--- Your goal ---
Using the listing below, output only the lines from the one that contains "What matplotlib code" through the one that contains "ax.set_ylabel('% Cells', fontsize=33, labelpad=11)", inclusive, exactly as given and without images.
[start Entries supplied]
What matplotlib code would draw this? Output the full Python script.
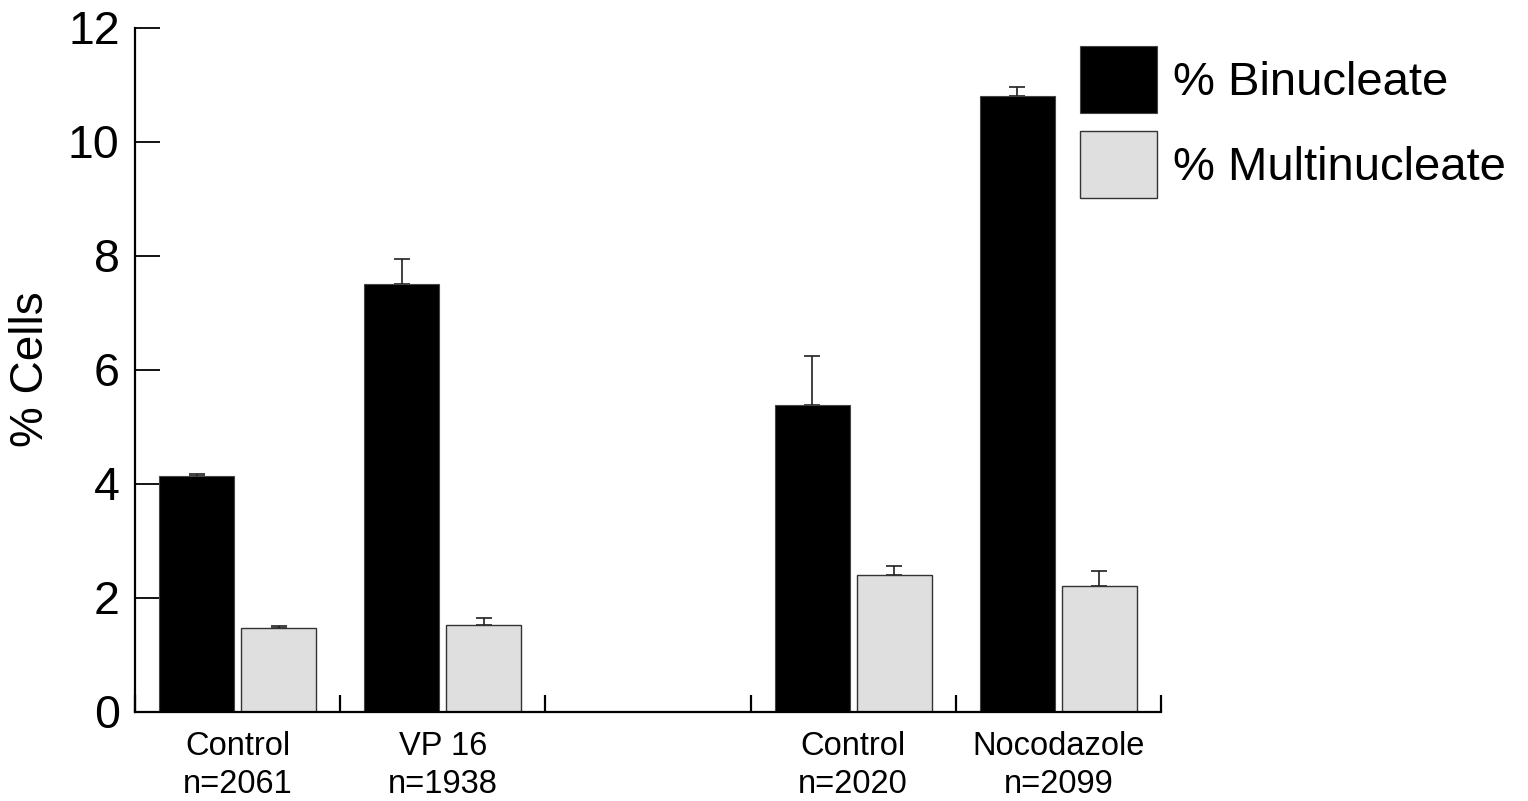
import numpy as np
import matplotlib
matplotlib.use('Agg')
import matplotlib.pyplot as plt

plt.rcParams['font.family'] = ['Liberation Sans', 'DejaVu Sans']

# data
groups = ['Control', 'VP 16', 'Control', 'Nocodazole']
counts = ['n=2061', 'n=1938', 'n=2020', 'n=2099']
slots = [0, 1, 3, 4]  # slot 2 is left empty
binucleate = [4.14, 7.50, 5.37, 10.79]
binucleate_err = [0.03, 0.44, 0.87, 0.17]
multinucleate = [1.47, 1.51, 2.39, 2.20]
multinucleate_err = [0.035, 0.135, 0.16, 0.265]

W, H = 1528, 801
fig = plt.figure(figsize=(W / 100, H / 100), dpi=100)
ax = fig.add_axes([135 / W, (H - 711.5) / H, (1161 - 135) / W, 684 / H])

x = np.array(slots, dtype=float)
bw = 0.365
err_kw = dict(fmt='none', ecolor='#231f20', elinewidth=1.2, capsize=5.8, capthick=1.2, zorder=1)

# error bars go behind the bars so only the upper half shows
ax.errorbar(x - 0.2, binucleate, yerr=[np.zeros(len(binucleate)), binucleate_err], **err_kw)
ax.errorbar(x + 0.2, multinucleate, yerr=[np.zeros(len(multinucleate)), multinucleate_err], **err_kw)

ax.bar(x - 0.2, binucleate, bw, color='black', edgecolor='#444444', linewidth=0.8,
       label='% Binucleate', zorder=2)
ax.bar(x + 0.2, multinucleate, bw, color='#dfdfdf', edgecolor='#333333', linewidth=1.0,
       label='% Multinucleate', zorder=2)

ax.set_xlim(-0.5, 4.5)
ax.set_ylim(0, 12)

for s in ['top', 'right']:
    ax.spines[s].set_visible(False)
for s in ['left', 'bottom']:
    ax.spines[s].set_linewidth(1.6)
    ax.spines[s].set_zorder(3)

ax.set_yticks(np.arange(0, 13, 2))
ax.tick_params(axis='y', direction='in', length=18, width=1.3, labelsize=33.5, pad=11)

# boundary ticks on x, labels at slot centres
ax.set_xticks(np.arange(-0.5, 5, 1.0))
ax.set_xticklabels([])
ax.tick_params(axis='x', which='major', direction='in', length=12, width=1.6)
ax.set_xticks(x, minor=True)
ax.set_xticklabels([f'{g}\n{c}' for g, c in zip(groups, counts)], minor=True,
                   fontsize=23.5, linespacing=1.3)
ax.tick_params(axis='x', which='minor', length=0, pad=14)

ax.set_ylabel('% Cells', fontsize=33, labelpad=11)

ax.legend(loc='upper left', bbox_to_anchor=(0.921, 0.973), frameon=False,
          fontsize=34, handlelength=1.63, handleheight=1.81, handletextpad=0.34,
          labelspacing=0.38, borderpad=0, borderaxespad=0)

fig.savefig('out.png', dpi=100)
[end Entries supplied]
[start Entries supplied]
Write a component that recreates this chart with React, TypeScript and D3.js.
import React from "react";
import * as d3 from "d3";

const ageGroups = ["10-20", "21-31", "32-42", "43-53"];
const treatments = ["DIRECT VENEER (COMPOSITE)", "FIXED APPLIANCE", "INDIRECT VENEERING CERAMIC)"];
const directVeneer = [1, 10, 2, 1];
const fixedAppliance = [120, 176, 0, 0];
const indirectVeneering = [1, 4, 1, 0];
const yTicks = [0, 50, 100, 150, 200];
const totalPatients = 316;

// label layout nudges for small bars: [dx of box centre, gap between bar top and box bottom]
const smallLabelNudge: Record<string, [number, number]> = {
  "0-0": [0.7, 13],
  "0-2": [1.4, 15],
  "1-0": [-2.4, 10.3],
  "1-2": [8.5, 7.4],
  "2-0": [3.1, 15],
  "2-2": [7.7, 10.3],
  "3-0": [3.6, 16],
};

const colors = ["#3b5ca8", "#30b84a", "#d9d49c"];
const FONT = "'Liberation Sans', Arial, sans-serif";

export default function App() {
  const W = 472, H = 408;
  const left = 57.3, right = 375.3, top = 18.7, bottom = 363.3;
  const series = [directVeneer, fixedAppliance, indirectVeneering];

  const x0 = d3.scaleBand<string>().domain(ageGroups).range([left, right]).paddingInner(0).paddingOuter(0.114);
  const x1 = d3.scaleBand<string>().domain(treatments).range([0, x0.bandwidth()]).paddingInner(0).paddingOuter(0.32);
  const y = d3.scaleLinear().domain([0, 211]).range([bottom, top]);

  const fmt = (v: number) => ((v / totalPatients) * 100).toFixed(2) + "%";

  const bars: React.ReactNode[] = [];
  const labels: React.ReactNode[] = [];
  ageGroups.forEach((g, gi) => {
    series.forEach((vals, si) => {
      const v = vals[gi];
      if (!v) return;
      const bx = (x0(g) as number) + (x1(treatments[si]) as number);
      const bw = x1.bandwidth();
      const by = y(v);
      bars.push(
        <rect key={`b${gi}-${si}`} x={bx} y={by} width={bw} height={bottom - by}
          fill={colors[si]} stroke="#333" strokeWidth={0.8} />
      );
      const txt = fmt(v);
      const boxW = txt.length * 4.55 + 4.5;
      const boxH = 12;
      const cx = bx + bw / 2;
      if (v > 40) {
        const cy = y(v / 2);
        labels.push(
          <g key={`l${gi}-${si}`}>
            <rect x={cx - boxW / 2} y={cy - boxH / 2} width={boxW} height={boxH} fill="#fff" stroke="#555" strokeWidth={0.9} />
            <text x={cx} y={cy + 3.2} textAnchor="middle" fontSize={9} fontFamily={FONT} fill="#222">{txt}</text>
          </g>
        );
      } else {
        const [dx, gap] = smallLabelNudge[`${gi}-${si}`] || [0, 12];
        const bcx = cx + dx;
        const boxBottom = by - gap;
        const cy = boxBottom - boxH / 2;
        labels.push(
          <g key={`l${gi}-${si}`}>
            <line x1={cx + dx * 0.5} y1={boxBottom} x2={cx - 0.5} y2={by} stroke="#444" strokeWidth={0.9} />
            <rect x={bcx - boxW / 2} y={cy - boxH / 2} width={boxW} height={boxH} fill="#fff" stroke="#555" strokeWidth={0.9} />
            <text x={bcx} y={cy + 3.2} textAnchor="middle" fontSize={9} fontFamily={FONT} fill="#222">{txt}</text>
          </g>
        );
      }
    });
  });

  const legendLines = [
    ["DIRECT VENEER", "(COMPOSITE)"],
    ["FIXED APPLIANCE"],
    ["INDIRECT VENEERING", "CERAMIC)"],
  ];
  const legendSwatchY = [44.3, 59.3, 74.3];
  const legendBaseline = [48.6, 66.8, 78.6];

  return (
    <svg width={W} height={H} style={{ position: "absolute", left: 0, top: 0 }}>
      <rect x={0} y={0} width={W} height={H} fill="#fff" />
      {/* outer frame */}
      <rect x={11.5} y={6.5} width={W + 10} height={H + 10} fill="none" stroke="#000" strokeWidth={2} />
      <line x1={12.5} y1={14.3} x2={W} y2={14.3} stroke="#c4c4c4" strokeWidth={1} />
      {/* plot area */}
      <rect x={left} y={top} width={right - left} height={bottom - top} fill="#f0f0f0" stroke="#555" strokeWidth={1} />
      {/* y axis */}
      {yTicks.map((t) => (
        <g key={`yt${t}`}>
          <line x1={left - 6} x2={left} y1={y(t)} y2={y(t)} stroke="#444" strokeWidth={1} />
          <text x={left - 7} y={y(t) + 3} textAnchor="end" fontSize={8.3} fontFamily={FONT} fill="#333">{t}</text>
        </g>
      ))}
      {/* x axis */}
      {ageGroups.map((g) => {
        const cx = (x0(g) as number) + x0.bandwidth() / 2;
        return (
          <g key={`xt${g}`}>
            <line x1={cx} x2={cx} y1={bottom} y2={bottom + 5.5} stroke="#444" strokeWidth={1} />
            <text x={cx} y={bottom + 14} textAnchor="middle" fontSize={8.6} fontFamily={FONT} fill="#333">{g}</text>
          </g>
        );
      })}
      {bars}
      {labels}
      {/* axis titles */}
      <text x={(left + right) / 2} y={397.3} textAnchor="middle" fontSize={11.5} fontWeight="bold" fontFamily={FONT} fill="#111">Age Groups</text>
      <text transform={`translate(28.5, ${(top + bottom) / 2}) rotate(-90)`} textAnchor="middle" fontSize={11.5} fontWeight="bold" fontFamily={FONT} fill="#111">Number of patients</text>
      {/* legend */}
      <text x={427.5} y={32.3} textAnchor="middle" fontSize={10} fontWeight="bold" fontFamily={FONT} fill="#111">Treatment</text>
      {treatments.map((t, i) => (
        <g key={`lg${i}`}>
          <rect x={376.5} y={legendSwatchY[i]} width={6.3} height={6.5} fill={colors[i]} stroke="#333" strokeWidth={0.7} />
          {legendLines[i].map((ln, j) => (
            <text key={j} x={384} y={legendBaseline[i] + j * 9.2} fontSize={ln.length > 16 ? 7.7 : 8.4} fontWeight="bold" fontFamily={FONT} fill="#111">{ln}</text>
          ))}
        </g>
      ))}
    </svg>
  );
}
[end Entries supplied]
[start Entries supplied]
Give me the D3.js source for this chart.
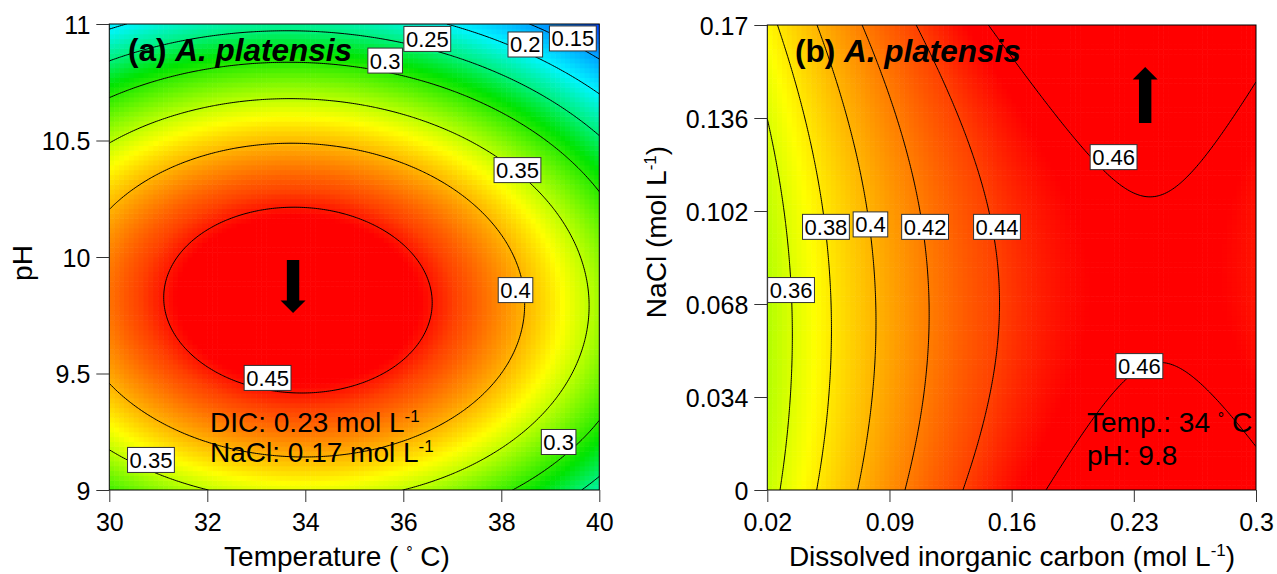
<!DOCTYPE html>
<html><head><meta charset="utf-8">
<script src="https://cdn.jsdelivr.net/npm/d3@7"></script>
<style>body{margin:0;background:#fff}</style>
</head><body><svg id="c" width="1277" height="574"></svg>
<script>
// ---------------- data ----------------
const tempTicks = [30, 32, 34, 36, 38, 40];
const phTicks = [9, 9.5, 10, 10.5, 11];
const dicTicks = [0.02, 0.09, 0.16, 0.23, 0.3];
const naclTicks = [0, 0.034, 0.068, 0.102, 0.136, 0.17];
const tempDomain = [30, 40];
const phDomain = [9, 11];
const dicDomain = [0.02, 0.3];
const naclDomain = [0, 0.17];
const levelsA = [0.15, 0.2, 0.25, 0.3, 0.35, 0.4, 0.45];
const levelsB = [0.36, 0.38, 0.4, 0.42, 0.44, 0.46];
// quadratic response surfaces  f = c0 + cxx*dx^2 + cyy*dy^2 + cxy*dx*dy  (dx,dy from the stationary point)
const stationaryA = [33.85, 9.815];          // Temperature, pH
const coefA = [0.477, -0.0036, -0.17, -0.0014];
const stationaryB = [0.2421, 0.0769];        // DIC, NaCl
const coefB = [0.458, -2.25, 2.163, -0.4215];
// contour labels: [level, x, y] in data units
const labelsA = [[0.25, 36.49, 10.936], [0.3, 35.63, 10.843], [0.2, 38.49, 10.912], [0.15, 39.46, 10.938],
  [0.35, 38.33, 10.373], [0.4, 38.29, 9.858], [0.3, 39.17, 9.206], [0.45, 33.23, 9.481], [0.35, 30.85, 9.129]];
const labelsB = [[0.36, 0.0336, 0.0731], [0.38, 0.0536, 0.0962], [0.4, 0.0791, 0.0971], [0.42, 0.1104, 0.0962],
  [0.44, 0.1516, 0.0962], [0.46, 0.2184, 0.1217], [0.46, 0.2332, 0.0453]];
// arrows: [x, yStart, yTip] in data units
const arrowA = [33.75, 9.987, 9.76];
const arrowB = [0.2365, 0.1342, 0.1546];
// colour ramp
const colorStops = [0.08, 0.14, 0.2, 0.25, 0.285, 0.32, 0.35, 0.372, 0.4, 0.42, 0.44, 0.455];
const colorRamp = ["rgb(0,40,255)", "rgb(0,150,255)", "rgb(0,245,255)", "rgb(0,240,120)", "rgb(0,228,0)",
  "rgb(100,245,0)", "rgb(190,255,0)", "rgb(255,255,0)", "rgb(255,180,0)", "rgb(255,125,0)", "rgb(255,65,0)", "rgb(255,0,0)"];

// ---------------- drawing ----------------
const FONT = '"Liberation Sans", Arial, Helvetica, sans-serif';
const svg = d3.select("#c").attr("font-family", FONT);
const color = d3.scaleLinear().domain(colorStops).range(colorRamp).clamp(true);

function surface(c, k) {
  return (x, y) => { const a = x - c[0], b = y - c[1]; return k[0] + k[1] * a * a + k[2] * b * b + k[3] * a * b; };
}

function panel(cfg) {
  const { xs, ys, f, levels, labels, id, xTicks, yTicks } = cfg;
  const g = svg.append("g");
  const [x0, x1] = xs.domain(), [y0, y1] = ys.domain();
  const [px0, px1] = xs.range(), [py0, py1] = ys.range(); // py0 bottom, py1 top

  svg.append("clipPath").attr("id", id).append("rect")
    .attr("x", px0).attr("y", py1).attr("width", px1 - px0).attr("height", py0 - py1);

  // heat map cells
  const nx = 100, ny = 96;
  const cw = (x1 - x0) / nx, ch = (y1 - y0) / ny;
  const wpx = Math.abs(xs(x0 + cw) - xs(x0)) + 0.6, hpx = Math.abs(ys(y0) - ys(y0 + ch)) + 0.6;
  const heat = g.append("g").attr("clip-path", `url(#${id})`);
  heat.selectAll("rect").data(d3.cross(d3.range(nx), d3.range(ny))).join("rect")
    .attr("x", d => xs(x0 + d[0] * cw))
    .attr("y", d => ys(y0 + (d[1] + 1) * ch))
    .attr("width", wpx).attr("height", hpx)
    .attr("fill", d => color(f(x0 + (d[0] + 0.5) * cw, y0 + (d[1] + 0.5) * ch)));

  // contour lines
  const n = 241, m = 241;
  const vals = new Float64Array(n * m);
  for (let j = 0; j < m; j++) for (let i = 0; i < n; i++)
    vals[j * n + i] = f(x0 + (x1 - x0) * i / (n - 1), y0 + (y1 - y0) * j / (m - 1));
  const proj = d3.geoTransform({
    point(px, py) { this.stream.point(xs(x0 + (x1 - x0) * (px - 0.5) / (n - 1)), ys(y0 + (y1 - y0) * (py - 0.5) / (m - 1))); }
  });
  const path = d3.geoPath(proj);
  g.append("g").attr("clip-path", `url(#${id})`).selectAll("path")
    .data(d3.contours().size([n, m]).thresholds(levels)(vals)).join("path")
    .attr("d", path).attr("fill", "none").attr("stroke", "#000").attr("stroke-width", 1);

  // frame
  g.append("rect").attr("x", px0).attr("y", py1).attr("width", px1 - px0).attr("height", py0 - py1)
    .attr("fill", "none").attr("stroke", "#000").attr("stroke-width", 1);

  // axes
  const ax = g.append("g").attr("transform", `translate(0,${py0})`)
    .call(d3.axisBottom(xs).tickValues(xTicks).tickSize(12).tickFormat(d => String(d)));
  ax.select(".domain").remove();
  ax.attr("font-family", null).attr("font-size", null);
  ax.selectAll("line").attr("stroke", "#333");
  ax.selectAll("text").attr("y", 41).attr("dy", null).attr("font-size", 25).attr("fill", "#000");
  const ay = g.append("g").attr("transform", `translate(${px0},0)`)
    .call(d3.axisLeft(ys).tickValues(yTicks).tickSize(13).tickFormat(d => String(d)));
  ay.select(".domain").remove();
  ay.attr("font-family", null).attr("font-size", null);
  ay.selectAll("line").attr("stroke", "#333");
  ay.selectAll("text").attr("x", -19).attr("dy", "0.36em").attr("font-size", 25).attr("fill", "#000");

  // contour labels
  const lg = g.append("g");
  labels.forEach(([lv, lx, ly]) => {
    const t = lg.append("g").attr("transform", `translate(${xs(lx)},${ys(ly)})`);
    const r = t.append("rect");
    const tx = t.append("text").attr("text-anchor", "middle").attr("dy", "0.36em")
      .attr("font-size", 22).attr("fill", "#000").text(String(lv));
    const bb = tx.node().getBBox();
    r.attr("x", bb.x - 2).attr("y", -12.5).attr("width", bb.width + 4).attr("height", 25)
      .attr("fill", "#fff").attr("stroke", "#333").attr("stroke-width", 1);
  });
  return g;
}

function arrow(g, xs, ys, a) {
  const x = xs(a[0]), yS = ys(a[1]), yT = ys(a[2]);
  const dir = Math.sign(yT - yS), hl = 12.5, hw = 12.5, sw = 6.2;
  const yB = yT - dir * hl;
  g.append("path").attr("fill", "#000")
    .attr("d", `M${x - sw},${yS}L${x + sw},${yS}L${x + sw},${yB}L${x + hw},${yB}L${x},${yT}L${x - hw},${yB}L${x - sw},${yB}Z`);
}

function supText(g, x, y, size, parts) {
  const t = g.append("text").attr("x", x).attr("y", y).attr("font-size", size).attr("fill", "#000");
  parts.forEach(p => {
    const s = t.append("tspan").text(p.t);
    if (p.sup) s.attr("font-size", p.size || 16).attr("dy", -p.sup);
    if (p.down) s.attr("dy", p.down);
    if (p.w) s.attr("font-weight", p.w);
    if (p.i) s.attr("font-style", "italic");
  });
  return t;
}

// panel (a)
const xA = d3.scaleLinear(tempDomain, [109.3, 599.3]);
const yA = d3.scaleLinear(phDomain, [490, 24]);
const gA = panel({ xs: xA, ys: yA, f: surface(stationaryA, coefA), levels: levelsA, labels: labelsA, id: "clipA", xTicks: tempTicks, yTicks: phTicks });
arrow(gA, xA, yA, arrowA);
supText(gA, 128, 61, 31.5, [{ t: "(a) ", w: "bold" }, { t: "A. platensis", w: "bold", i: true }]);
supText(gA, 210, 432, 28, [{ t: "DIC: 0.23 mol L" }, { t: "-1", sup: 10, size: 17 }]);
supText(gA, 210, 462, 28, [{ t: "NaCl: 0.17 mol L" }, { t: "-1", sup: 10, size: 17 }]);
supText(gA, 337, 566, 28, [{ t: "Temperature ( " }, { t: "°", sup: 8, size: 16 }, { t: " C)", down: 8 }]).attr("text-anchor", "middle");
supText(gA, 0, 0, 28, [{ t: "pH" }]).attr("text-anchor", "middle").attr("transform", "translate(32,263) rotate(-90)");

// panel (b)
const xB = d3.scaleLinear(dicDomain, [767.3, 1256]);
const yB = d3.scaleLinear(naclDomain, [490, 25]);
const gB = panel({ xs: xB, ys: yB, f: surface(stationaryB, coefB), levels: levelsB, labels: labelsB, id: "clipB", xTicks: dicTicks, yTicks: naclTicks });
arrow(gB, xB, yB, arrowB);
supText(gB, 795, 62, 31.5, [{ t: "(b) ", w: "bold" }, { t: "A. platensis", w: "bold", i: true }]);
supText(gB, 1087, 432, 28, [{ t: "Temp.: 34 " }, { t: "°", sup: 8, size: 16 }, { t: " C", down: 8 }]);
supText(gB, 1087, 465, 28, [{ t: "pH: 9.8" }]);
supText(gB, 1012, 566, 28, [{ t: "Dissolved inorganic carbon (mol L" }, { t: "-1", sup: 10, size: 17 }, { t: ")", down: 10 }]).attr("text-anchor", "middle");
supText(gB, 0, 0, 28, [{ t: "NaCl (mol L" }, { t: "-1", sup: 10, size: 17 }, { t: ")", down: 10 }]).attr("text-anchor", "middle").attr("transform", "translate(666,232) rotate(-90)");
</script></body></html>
[end Entries supplied]
--- Output for this exercise ---
What matplotlib code would draw this? Output the full Python script.
import numpy as np
import matplotlib
matplotlib.use('Agg')
import matplotlib.pyplot as plt

plt.rcParams['font.family'] = ['Liberation Sans', 'DejaVu Sans']

# data
groups = ['Control', 'VP 16', 'Control', 'Nocodazole']
counts = ['n=2061', 'n=1938', 'n=2020', 'n=2099']
slots = [0, 1, 3, 4]  # slot 2 is left empty
binucleate = [4.14, 7.50, 5.37, 10.79]
binucleate_err = [0.03, 0.44, 0.87, 0.17]
multinucleate = [1.47, 1.51, 2.39, 2.20]
multinucleate_err = [0.035, 0.135, 0.16, 0.265]

W, H = 1528, 801
fig = plt.figure(figsize=(W / 100, H / 100), dpi=100)
ax = fig.add_axes([135 / W, (H - 711.5) / H, (1161 - 135) / W, 684 / H])

x = np.array(slots, dtype=float)
bw = 0.365
err_kw = dict(fmt='none', ecolor='#231f20', elinewidth=1.2, capsize=5.8, capthick=1.2, zorder=1)

# error bars go behind the bars so only the upper half shows
ax.errorbar(x - 0.2, binucleate, yerr=[np.zeros(len(binucleate)), binucleate_err], **err_kw)
ax.errorbar(x + 0.2, multinucleate, yerr=[np.zeros(len(multinucleate)), multinucleate_err], **err_kw)

ax.bar(x - 0.2, binucleate, bw, color='black', edgecolor='#444444', linewidth=0.8,
       label='% Binucleate', zorder=2)
ax.bar(x + 0.2, multinucleate, bw, color='#dfdfdf', edgecolor='#333333', linewidth=1.0,
       label='% Multinucleate', zorder=2)

ax.set_xlim(-0.5, 4.5)
ax.set_ylim(0, 12)

for s in ['top', 'right']:
    ax.spines[s].set_visible(False)
for s in ['left', 'bottom']:
    ax.spines[s].set_linewidth(1.6)
    ax.spines[s].set_zorder(3)

ax.set_yticks(np.arange(0, 13, 2))
ax.tick_params(axis='y', direction='in', length=18, width=1.3, labelsize=33.5, pad=11)

# boundary ticks on x, labels at slot centres
ax.set_xticks(np.arange(-0.5, 5, 1.0))
ax.set_xticklabels([])
ax.tick_params(axis='x', which='major', direction='in', length=12, width=1.6)
ax.set_xticks(x, minor=True)
ax.set_xticklabels([f'{g}\n{c}' for g, c in zip(groups, counts)], minor=True,
                   fontsize=23.5, linespacing=1.3)
ax.tick_params(axis='x', which='minor', length=0, pad=14)

ax.set_ylabel('% Cells', fontsize=33, labelpad=11)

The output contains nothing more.